# PS2 memory card HELP?!?!



## cindyrocks (Mar 29, 2006)

ok one day i play a game and it works fine i can save it and all, but then the next day my memory card says unformatted and all my save data is gone in an instant. All my games that i spent over 3000 and more hours to get (best things ever in the games) are gone, i would really like help on this and if anyone knows what to do please give me a reply i really have no clue what to do thanks!


----------



## shaggs_fan (Mar 28, 2006)

i had problems with this too. i haven't played ps2 in a long time, so help might not work. if i remember right, when you get a new card and you go to save a game, it asks to format the card. when you say yes, you are free to save without it ever asking to format it again. is it possible you said no, thinking it said do you wish to overwrite this saved game and you didn't want to. or maybe its just corrupt, that happens too.


----------



## Kid Engineer (May 4, 2006)

Wow that would suck really bad


----------



## JeremyC (Aug 16, 2004)

Im sorry to say this but if your ps2 is telling you to reformat the memory card then its gotta be reformated.

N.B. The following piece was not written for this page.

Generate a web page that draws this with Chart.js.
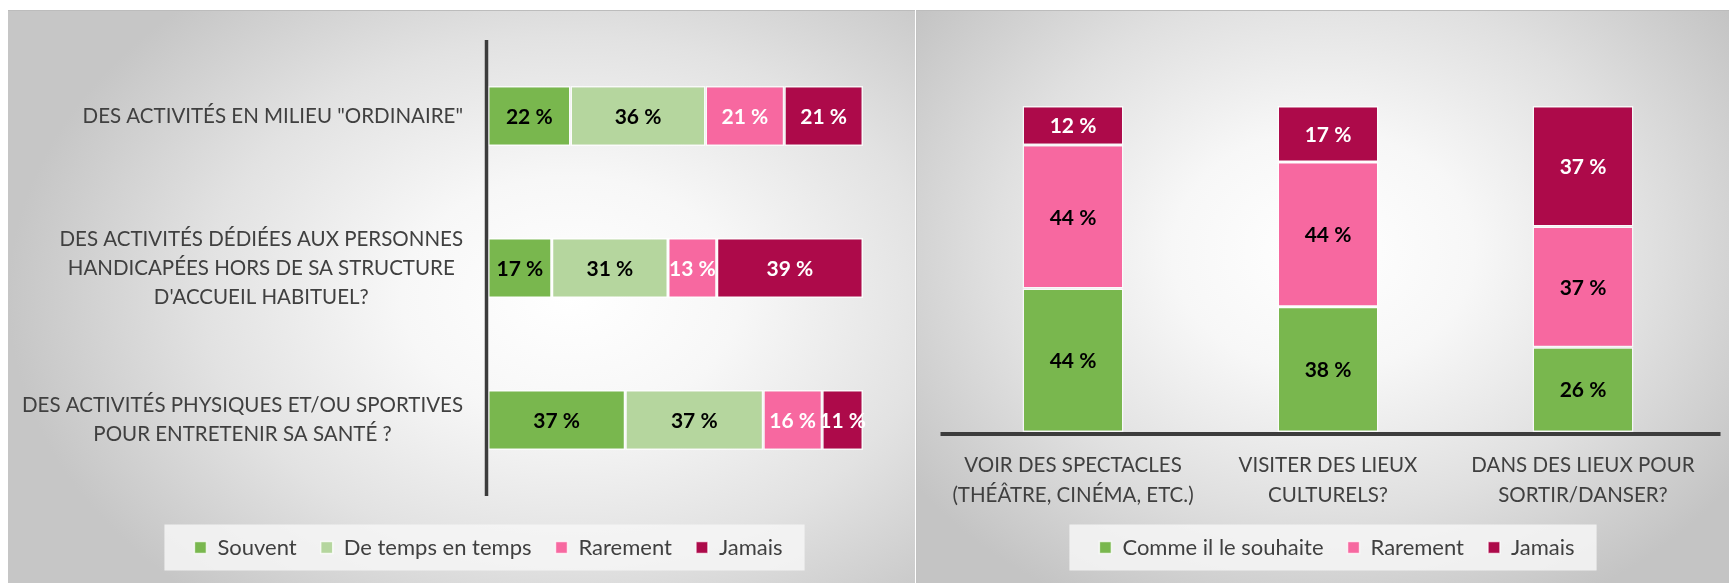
<!DOCTYPE html>
<html>
<head>
<meta charset="utf-8">
<script src="https://cdn.jsdelivr.net/npm/chart.js@4.4.0/dist/chart.umd.min.js"></script>
<style>
  html, body { margin: 0; padding: 0; background: #fff; }
  body { width: 1729px; height: 583px; position: relative; overflow: hidden; }
  .panel { position: absolute; top: 10px; height: 573px; border-top: 1px solid #bcbcbc; box-sizing: border-box; overflow: hidden; }
  #p1 { left: 8px; width: 907px; background: radial-gradient(ellipse 62% 70% at 62% 50%, #ffffff 0%, #f7f7f7 30%, #e2e2e2 65%, #c6c6c6 100%); }
  #p2 { left: 916px; width: 813px; background: radial-gradient(ellipse 62% 70% at 50% 42%, #ffffff 0%, #f7f7f7 30%, #e0e0e0 65%, #c4c4c4 100%); border-left: 1px solid #c2c2c2; }
  canvas { position: absolute; left: 0; top: 0; }
</style>
</head>
<body>
<div class="panel" id="p1"><canvas id="graf1"></canvas></div>
<div class="panel" id="p2"><canvas id="graf2"></canvas></div>
<script>
// -------------------- données --------------------
const activites = [
  'DES ACTIVITÉS EN MILIEU "ORDINAIRE"',
  ['DES ACTIVITÉS DÉDIÉES AUX PERSONNES', 'HANDICAPÉES HORS DE SA STRUCTURE', "D'ACCUEIL HABITUEL?"],
  ['DES ACTIVITÉS PHYSIQUES ET/OU SPORTIVES', 'POUR ENTRETENIR SA SANTÉ ?']
];
const souvent = [22, 17, 36.6];
const deTempsEnTemps = [36, 31, 36.8];
const rarement1 = [21, 13, 15.7];
const jamais1 = [21, 39, 10.9];

const sorties = [
  ['VOIR DES SPECTACLES', '(THÉÂTRE, CINÉMA, ETC.)'],
  ['VISITER DES LIEUX', 'CULTURELS?'],
  ['DANS DES LIEUX POUR', 'SORTIR/DANSER?']
];
const commeIlLeSouhaite = [44, 38.4, 26];
const rarement2 = [44, 44.4, 37];
const jamais2 = [12, 17.2, 37];

// couleurs
const VERT = '#79b74e', VERT_CLAIR = '#b5d69e', ROSE = '#f768a0', BORDEAUX = '#ad0a4a';
const TEXTE = '#404040';

Chart.defaults.font.family = 'Lato, "Open Sans", sans-serif';
Chart.defaults.color = TEXTE;
Chart.defaults.animation = false;

function setSize(id, w, h) {
  const c = document.getElementById(id);
  c.width = w; c.height = h;
  c.style.width = w + 'px'; c.style.height = h + 'px';
  return c;
}

// étiquettes de valeur au centre des barres
const valeurs = {
  id: 'valeurs',
  afterDatasetsDraw(chart) {
    const ctx = chart.ctx;
    ctx.save();
    ctx.font = 'bold 21px Lato, sans-serif';
    ctx.textAlign = 'center';
    ctx.textBaseline = 'middle';
    chart.data.datasets.forEach((ds, i) => {
      const meta = chart.getDatasetMeta(i);
      meta.data.forEach((bar, j) => {
        const p = bar.getCenterPoint();
        ctx.fillStyle = ds.labelColor;
        ctx.fillText(Math.round(ds.data[j]) + ' %', p.x, p.y + 1);
      });
    });
    ctx.restore();
  }
};

// fond de la légende
const fondLegende = {
  id: 'fondLegende',
  beforeDraw(chart) {
    const lg = chart.legend;
    if (!lg || !lg.legendHitBoxes.length) return;
    const hb = lg.legendHitBoxes;
    const x0 = hb[0].left - 30;
    const x1 = hb[hb.length - 1].left + hb[hb.length - 1].width + 22;
    const yc = hb[0].top + hb[0].height / 2;
    const ctx = chart.ctx;
    ctx.save();
    ctx.fillStyle = 'rgba(246,246,246,0.85)';
    ctx.fillRect(x0, yc - 23, x1 - x0, 46);
    ctx.restore();
  }
};

// -------------------- graphique 1 : barres horizontales --------------------
const axeVertical = {
  id: 'axeVertical',
  afterDatasetsDraw(chart) {
    const a = chart.chartArea, ctx = chart.ctx;
    ctx.save();
    ctx.strokeStyle = '#3c3c3c';
    ctx.lineWidth = 3.5;
    ctx.beginPath();
    ctx.moveTo(a.left - 1.5, a.top);
    ctx.lineTo(a.left - 1.5, a.bottom);
    ctx.stroke();
    ctx.restore();
  }
};

const libellesBloc = {
  id: 'libellesBloc',
  afterDraw(chart) {
    const ctx = chart.ctx, y = chart.scales.y, a = chart.chartArea;
    ctx.save();
    ctx.font = '20.5px Lato, sans-serif';
    ctx.fillStyle = TEXTE;
    ctx.textAlign = 'center';
    ctx.textBaseline = 'middle';
    chart.data.labels.forEach((lab, i) => {
      const lignes = Array.isArray(lab) ? lab : [lab];
      const large = Math.max(...lignes.map(l => ctx.measureText(l).width));
      const cx = a.left - 25 - large / 2;
      const cy = y.getPixelForValue(i);
      lignes.forEach((l, k) => {
        ctx.fillText(l, cx, cy + (k - (lignes.length - 1) / 2) * 29);
      });
    });
    ctx.restore();
  }
};

setSize('graf1', 907, 573);
new Chart(document.getElementById('graf1'), {
  type: 'bar',
  data: {
    labels: activites,
    datasets: [
      { label: 'Souvent', data: souvent, backgroundColor: VERT, labelColor: '#000' },
      { label: 'De temps en temps', data: deTempsEnTemps, backgroundColor: VERT_CLAIR, labelColor: '#000' },
      { label: 'Rarement', data: rarement1, backgroundColor: ROSE, labelColor: '#fff' },
      { label: 'Jamais', data: jamais1, backgroundColor: BORDEAUX, labelColor: '#fff' }
    ].map(d => Object.assign(d, {
      borderColor: 'rgba(255,255,255,0.75)', borderWidth: 1.5, borderSkipped: false,
      categoryPercentage: 1, barPercentage: 0.395
    }))
  },
  options: {
    indexAxis: 'y',
    responsive: false,
    layout: { padding: { top: 29, left: 106, right: 52, bottom: 15.5 } },
    scales: {
      x: {
        stacked: true, min: 0, max: 100,
        grid: { display: false }, border: { display: false }, ticks: { display: false },
        afterFit: s => { s.height = 16.5; }
      },
      y: {
        stacked: true,
        grid: { display: false }, border: { display: false }, ticks: { display: false },
        afterFit: s => { s.width = 374; }
      }
    },
    plugins: {
      legend: {
        position: 'bottom',
        labels: { boxWidth: 12, boxHeight: 12, padding: 24, font: { size: 22 }, color: TEXTE }
      },
      tooltip: { enabled: false }
    }
  },
  plugins: [fondLegende, axeVertical, valeurs, libellesBloc]
});

// -------------------- graphique 2 : colonnes empilées --------------------
const axeHorizontal = {
  id: 'axeHorizontal',
  afterDatasetsDraw(chart) {
    const a = chart.chartArea, ctx = chart.ctx;
    ctx.save();
    ctx.strokeStyle = '#3c3c3c';
    ctx.lineWidth = 4;
    ctx.beginPath();
    ctx.moveTo(a.left - 5, a.bottom + 2);
    ctx.lineTo(a.right + 10, a.bottom + 2);
    ctx.stroke();
    ctx.restore();
  }
};

setSize('graf2', 813, 573);
new Chart(document.getElementById('graf2'), {
  type: 'bar',
  data: {
    labels: sorties,
    datasets: [
      { label: 'Comme il le souhaite', data: commeIlLeSouhaite, backgroundColor: VERT, labelColor: '#000' },
      { label: 'Rarement', data: rarement2, backgroundColor: ROSE, labelColor: '#000' },
      { label: 'Jamais', data: jamais2, backgroundColor: BORDEAUX, labelColor: '#fff' }
    ].map(d => Object.assign(d, {
      borderColor: 'rgba(255,255,255,0.75)', borderWidth: 1.5, borderSkipped: false,
      categoryPercentage: 1, barPercentage: 0.396
    }))
  },
  options: {
    responsive: false,
    layout: { padding: { top: 95, left: 28.5, right: 1.5, bottom: 15.5 } },
    scales: {
      x: {
        stacked: true,
        grid: { display: false }, border: { display: false },
        ticks: { padding: 10.5, font: { size: 20.5, lineHeight: 1.45 }, color: TEXTE, maxRotation: 0, autoSkip: false },
        afterFit: s => { s.height = 80.5; }
      },
      y: {
        position: 'right',
        stacked: true, min: 0, max: 100,
        grid: { display: false }, border: { display: false }, ticks: { display: false },
        afterFit: s => { s.width = 18; }
      }
    },
    plugins: {
      legend: {
        position: 'bottom',
        labels: { boxWidth: 12, boxHeight: 12, padding: 24, font: { size: 22 }, color: TEXTE }
      },
      tooltip: { enabled: false }
    }
  },
  plugins: [fondLegende, axeHorizontal, valeurs]
});
</script>
</body>
</html>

Maybe you could try it on a friends PS2.


----------



## bob smith (Jul 17, 2007)

i have a 64 mb memory card, my ps2 says unformatted format now (yes or no) I pick yes and it says formatting failed what should I do or what does this mean


----------



## spin1667 (Aug 12, 2008)

same problem here i bough a realley expencive memory card and it needs to be formatted:upset:


----------